Prediction betting platforms will benefit from a degree of regulatory flexibility in the United States. A decision by the Commodity Futures Trading Commission (CFTC) clarifies their scope of action.
CFTC lenient with prediction betting platforms
Prediction betting sites have been booming in the United States recently, and the CFTC intends to let them develop without monitoring them too closely. At least, that is what emerges from the no-action letters sent to the companies concerned this week.
Specifically, the CFTC has warned that predictive market platforms will not be forced to comply with certain record-keeping requirements, provided they meet other requirements. The letters were sent to Polymarket, PredictIt, Gemini, and LedgerX/MIAX.
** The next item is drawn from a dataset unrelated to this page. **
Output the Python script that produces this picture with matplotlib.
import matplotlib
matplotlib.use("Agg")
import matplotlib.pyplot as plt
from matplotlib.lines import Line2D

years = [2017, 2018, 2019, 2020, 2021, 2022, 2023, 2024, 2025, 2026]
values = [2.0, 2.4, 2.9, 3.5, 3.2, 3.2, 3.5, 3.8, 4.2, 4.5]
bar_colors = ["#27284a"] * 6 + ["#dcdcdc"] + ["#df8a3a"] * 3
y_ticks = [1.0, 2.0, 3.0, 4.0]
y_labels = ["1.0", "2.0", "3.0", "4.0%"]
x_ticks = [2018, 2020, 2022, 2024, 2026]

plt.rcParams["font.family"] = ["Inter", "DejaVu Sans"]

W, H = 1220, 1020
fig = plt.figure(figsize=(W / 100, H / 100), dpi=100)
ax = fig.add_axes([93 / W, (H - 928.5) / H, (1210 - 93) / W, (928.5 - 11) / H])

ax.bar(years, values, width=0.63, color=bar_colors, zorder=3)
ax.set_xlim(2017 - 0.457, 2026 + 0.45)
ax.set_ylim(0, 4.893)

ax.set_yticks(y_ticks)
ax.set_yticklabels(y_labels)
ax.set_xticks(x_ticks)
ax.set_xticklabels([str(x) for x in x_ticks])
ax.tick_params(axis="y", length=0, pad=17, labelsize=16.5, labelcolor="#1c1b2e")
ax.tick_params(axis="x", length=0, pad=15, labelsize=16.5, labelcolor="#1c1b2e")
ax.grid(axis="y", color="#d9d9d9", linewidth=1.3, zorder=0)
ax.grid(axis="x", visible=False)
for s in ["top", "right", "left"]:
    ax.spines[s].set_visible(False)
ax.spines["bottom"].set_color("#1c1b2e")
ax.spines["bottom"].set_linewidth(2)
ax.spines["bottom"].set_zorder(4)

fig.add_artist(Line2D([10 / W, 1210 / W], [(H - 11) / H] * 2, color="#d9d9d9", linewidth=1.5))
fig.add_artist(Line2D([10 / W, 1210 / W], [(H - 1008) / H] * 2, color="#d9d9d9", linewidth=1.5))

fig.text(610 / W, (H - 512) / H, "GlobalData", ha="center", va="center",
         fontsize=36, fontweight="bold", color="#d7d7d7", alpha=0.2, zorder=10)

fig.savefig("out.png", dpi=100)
The conditions are that operators must ensure that their contracts are always fully collateralized and not pay compensation from anywhere other than their platform. They must also publish data related to swap contracts immediately after they are executed.
Once these conditions are met, platforms are not required to comply with the letter of the requirements for retaining data related to swaps that take place on the platform.
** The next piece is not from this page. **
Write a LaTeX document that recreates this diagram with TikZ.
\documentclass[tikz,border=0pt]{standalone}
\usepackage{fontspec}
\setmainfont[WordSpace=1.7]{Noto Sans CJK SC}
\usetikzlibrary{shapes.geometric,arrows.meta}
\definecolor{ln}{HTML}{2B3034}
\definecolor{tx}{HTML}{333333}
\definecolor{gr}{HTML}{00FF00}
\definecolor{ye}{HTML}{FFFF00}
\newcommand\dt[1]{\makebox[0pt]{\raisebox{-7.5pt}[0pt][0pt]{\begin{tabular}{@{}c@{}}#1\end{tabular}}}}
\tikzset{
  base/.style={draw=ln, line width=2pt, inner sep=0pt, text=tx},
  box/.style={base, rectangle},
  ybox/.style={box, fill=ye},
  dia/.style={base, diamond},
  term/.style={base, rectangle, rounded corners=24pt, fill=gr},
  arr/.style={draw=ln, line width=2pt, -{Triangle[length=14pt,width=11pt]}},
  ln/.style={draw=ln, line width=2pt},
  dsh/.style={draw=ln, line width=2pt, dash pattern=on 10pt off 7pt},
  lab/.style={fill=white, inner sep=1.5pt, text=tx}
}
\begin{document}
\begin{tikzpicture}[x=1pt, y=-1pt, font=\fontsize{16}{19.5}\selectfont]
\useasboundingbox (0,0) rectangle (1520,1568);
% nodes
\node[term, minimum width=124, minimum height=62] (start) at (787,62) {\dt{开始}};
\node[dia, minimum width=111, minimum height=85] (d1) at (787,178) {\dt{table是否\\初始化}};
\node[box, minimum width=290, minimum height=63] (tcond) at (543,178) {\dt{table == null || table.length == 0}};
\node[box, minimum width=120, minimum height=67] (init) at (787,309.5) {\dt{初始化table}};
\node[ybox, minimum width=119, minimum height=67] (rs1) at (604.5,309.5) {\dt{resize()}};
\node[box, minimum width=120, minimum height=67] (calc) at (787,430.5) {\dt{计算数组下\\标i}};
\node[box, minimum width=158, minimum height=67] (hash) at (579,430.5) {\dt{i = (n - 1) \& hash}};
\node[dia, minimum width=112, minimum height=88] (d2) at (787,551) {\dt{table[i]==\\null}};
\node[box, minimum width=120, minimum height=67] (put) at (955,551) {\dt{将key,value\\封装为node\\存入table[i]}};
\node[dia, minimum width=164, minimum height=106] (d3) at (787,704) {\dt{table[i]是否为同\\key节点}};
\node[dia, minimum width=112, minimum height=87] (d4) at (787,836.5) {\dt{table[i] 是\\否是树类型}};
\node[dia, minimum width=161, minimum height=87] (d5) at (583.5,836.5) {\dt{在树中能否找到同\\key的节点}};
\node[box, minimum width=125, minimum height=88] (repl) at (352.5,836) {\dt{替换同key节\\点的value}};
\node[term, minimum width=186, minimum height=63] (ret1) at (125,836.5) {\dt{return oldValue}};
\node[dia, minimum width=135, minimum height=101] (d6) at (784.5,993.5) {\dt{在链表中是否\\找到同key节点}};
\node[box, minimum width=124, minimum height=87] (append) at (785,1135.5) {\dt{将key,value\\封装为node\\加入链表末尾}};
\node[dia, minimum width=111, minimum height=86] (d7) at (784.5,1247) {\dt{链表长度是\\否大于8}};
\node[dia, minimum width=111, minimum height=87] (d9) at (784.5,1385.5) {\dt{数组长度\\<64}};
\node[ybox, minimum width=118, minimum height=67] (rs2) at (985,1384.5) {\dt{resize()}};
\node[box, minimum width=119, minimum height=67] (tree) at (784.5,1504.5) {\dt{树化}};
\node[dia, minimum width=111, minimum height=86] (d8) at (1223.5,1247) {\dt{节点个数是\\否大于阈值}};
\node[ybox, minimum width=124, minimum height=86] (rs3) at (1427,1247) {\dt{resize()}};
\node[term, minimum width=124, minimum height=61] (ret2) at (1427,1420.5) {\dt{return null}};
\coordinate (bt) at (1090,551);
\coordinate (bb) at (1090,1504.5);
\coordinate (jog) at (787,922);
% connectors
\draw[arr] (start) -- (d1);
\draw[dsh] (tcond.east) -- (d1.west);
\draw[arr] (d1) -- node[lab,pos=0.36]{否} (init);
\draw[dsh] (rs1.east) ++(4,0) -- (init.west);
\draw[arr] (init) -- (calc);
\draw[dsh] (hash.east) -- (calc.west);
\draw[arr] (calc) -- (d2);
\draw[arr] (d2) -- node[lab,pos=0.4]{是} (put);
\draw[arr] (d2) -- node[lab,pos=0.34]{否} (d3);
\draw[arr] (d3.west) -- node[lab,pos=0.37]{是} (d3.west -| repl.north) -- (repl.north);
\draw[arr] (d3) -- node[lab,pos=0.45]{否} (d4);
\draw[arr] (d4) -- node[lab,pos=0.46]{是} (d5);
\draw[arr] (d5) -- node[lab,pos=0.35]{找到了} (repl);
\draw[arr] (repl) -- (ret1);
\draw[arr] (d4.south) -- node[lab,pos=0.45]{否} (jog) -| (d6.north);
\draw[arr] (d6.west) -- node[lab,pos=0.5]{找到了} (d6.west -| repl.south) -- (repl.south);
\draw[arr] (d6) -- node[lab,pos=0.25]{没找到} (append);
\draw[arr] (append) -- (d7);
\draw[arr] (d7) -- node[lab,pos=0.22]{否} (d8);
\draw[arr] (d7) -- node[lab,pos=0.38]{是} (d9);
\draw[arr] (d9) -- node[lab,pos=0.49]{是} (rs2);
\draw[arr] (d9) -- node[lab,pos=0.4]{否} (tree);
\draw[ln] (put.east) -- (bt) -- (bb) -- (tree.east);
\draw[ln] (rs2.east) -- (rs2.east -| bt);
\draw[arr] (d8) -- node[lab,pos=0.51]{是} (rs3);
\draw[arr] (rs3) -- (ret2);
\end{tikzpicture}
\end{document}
Supporting the launch of local platforms
While Polymarket had at one time withdrawn from the US market, the opposite trend is now taking hold. Predictive betting platforms are booming, with new ones launching every week. Yesterday, for example, we learned that Gemini will also be offering its own prediction market. Notional volumes (all assets combined) on prediction betting platforms are now approaching $4 billion, with growing numbers of users on Polymarket, Opinion, Kalshi, and others:

While the sector is booming in the United States, this is not the case everywhere. In Europe (and France in particular), prediction betting platforms are viewed with suspicion, with a regulatory framework that remains rather vague at this stage. Their real democratization will therefore likely require new, more explicit frameworks.